— What the task asks —
Restate the data word for word and leave the images out.

— Source excerpt —
····················
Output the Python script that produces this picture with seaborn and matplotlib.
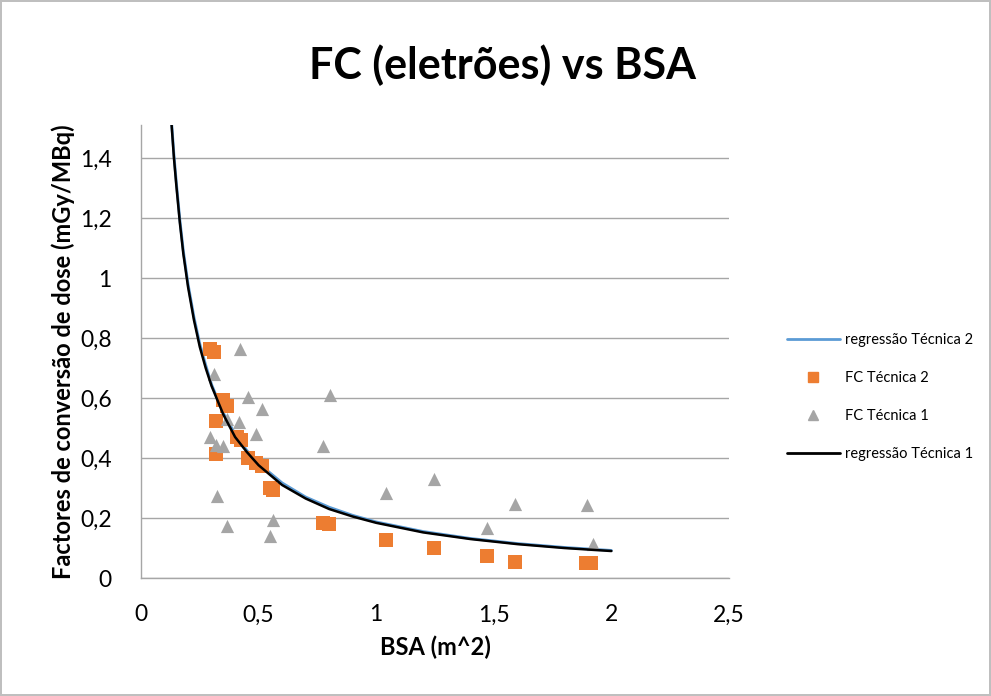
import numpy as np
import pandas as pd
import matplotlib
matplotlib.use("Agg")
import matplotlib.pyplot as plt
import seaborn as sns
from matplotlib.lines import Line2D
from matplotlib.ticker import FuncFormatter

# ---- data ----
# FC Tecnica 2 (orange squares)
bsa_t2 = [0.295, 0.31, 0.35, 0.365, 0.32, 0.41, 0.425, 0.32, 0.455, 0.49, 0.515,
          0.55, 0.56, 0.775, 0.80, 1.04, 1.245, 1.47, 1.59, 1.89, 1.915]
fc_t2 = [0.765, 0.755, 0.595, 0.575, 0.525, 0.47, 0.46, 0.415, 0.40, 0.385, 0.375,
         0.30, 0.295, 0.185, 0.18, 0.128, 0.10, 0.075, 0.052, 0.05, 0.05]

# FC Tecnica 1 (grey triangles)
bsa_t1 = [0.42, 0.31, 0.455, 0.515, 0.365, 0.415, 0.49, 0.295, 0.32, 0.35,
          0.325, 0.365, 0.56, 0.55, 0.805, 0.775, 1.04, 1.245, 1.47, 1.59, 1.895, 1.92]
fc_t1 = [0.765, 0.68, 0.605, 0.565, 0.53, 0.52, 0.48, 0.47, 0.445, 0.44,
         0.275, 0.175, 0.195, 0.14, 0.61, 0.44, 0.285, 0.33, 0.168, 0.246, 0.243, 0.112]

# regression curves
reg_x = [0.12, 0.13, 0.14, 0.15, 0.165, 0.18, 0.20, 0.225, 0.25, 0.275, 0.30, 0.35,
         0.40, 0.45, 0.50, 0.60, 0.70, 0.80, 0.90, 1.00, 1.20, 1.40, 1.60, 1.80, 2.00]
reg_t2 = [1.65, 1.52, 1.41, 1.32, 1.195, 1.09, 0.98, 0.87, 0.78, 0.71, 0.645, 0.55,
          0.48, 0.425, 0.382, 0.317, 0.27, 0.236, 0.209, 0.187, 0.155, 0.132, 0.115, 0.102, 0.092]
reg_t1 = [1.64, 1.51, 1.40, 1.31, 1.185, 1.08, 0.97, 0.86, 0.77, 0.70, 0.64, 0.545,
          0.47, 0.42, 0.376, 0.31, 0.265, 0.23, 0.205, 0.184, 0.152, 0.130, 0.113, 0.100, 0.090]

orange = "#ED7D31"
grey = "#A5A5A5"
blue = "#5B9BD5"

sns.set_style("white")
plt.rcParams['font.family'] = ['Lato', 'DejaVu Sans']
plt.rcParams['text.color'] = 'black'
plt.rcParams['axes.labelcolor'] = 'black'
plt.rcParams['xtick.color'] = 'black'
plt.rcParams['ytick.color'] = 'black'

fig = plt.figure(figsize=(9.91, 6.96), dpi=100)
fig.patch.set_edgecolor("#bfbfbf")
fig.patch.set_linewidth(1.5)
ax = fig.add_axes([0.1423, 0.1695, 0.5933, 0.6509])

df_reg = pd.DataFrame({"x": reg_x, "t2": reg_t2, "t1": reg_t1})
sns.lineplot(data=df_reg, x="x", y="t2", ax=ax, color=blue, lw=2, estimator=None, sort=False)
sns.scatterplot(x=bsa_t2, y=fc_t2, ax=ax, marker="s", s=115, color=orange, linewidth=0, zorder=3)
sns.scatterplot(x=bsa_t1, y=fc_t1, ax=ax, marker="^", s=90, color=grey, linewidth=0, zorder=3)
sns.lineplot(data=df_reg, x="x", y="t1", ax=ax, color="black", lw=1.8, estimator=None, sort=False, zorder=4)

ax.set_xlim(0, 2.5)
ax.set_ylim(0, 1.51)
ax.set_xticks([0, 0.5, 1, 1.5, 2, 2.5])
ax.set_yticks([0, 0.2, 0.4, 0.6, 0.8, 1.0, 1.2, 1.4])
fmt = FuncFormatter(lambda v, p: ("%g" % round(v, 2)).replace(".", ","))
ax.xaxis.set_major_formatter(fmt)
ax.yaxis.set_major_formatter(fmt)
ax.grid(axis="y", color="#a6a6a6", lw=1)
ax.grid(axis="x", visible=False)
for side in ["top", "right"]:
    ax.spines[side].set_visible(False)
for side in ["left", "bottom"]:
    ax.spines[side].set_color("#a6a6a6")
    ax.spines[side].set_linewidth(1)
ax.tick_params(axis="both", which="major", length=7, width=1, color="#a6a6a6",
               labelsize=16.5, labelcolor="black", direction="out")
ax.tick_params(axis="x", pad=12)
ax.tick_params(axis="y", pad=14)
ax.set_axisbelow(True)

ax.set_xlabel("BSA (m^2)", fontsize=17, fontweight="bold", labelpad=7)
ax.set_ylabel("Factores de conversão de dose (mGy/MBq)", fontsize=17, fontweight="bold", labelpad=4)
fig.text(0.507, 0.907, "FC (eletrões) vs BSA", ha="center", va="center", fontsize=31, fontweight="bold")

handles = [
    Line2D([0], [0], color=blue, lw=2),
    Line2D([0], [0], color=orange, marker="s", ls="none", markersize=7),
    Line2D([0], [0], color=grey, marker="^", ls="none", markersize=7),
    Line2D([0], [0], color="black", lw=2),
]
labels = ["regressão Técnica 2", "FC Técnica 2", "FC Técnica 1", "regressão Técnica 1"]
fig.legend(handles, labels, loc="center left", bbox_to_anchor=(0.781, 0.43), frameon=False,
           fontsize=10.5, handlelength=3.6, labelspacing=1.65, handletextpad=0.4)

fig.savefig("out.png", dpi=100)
····················
— Result —
Output the Python script that produces this picture with seaborn and matplotlib.
import numpy as np
import pandas as pd
import matplotlib
matplotlib.use("Agg")
import matplotlib.pyplot as plt
import seaborn as sns
from matplotlib.lines import Line2D
from matplotlib.ticker import FuncFormatter

# ---- data ----
# FC Tecnica 2 (orange squares)
bsa_t2 = [0.295, 0.31, 0.35, 0.365, 0.32, 0.41, 0.425, 0.32, 0.455, 0.49, 0.515,
          0.55, 0.56, 0.775, 0.80, 1.04, 1.245, 1.47, 1.59, 1.89, 1.915]
fc_t2 = [0.765, 0.755, 0.595, 0.575, 0.525, 0.47, 0.46, 0.415, 0.40, 0.385, 0.375,
         0.30, 0.295, 0.185, 0.18, 0.128, 0.10, 0.075, 0.052, 0.05, 0.05]

# FC Tecnica 1 (grey triangles)
bsa_t1 = [0.42, 0.31, 0.455, 0.515, 0.365, 0.415, 0.49, 0.295, 0.32, 0.35,
          0.325, 0.365, 0.56, 0.55, 0.805, 0.775, 1.04, 1.245, 1.47, 1.59, 1.895, 1.92]
fc_t1 = [0.765, 0.68, 0.605, 0.565, 0.53, 0.52, 0.48, 0.47, 0.445, 0.44,
         0.275, 0.175, 0.195, 0.14, 0.61, 0.44, 0.285, 0.33, 0.168, 0.246, 0.243, 0.112]

# regression curves
reg_x = [0.12, 0.13, 0.14, 0.15, 0.165, 0.18, 0.20, 0.225, 0.25, 0.275, 0.30, 0.35,
         0.40, 0.45, 0.50, 0.60, 0.70, 0.80, 0.90, 1.00, 1.20, 1.40, 1.60, 1.80, 2.00]
reg_t2 = [1.65, 1.52, 1.41, 1.32, 1.195, 1.09, 0.98, 0.87, 0.78, 0.71, 0.645, 0.55,
          0.48, 0.425, 0.382, 0.317, 0.27, 0.236, 0.209, 0.187, 0.155, 0.132, 0.115, 0.102, 0.092]
reg_t1 = [1.64, 1.51, 1.40, 1.31, 1.185, 1.08, 0.97, 0.86, 0.77, 0.70, 0.64, 0.545,
          0.47, 0.42, 0.376, 0.31, 0.265, 0.23, 0.205, 0.184, 0.152, 0.130, 0.113, 0.100, 0.090]

orange = "#ED7D31"
grey = "#A5A5A5"
blue = "#5B9BD5"

sns.set_style("white")
plt.rcParams['font.family'] = ['Lato', 'DejaVu Sans']
plt.rcParams['text.color'] = 'black'
plt.rcParams['axes.labelcolor'] = 'black'
plt.rcParams['xtick.color'] = 'black'
plt.rcParams['ytick.color'] = 'black'

fig = plt.figure(figsize=(9.91, 6.96), dpi=100)
fig.patch.set_edgecolor("#bfbfbf")
fig.patch.set_linewidth(1.5)
ax = fig.add_axes([0.1423, 0.1695, 0.5933, 0.6509])

df_reg = pd.DataFrame({"x": reg_x, "t2": reg_t2, "t1": reg_t1})
sns.lineplot(data=df_reg, x="x", y="t2", ax=ax, color=blue, lw=2, estimator=None, sort=False)
sns.scatterplot(x=bsa_t2, y=fc_t2, ax=ax, marker="s", s=115, color=orange, linewidth=0, zorder=3)
sns.scatterplot(x=bsa_t1, y=fc_t1, ax=ax, marker="^", s=90, color=grey, linewidth=0, zorder=3)
sns.lineplot(data=df_reg, x="x", y="t1", ax=ax, color="black", lw=1.8, estimator=None, sort=False, zorder=4)

ax.set_xlim(0, 2.5)
ax.set_ylim(0, 1.51)
ax.set_xticks([0, 0.5, 1, 1.5, 2, 2.5])
ax.set_yticks([0, 0.2, 0.4, 0.6, 0.8, 1.0, 1.2, 1.4])
fmt = FuncFormatter(lambda v, p: ("%g" % round(v, 2)).replace(".", ","))
ax.xaxis.set_major_formatter(fmt)
ax.yaxis.set_major_formatter(fmt)
ax.grid(axis="y", color="#a6a6a6", lw=1)
ax.grid(axis="x", visible=False)
for side in ["top", "right"]:
    ax.spines[side].set_visible(False)
for side in ["left", "bottom"]:
    ax.spines[side].set_color("#a6a6a6")
    ax.spines[side].set_linewidth(1)
ax.tick_params(axis="both", which="major", length=7, width=1, color="#a6a6a6",
               labelsize=16.5, labelcolor="black", direction="out")
ax.tick_params(axis="x", pad=12)
ax.tick_params(axis="y", pad=14)
ax.set_axisbelow(True)

ax.set_xlabel("BSA (m^2)", fontsize=17, fontweight="bold", labelpad=7)
ax.set_ylabel("Factores de conversão de dose (mGy/MBq)", fontsize=17, fontweight="bold", labelpad=4)
fig.text(0.507, 0.907, "FC (eletrões) vs BSA", ha="center", va="center", fontsize=31, fontweight="bold")

handles = [
    Line2D([0], [0], color=blue, lw=2),
    Line2D([0], [0], color=orange, marker="s", ls="none", markersize=7),
    Line2D([0], [0], color=grey, marker="^", ls="none", markersize=7),
    Line2D([0], [0], color="black", lw=2),
]
labels = ["regressão Técnica 2", "FC Técnica 2", "FC Técnica 1", "regressão Técnica 1"]
fig.legend(handles, labels, loc="center left", bbox_to_anchor=(0.781, 0.43), frameon=False,
           fontsize=10.5, handlelength=3.6, labelspacing=1.65, handletextpad=0.4)

fig.savefig("out.png", dpi=100)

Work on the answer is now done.